Riptide: Jump-Starting Back-Office Connections in Cloud Systems

Large-scale cloud networks are constantly driven by the need for improved performance in communication between datacenters. Indeed, such back-office communication makes up a large fraction of traffic in many cloud environments. This communication often occurs frequently, carrying control messages, coordination and load balancing information, and customer data. However, ensuring such inter-datacenter traffic is delivered efficiently requires optimizing connections over large physical distances, which is non-trivial. Worse still, many large cloud networks are subject to complex configuration and administrative restrictions, limiting the types of solutions that can be implemented. In this paper, we propose improving the efficiency of datacenter to datacenter communication by learning the congestion level of links in between.
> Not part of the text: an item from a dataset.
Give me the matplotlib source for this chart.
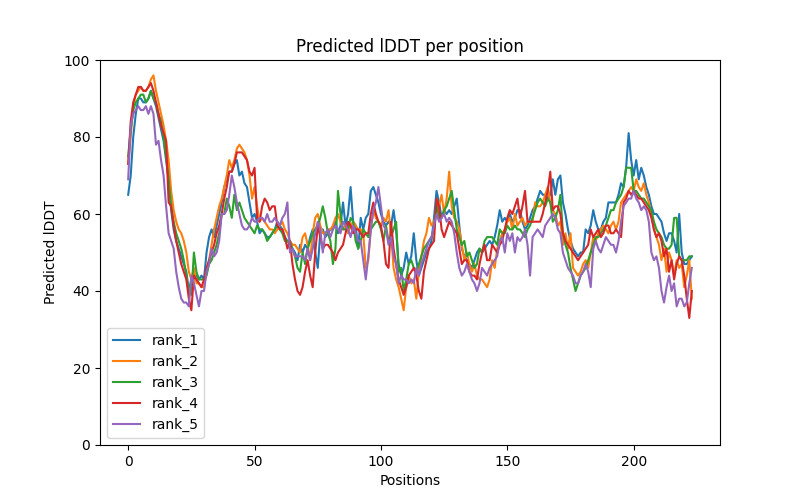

We then use this knowledge to inform new connections made between the relevant datacenters, allowing us to eliminate the overhead associated with traditional slow-start processes in new connections. We further present Riptide, a tool which implements this approach. We present the design and implementation details of Riptide, showing that it can be easily executed on modern Linux servers deployed in the real world. We further demonstrate that it successfully reduces total transfer times in a production global-scale content delivery network (CDN), providing up to a 30% decrease in tail latency. We further show that Riptide is simple to deploy and easy to maintain within a complex existing network.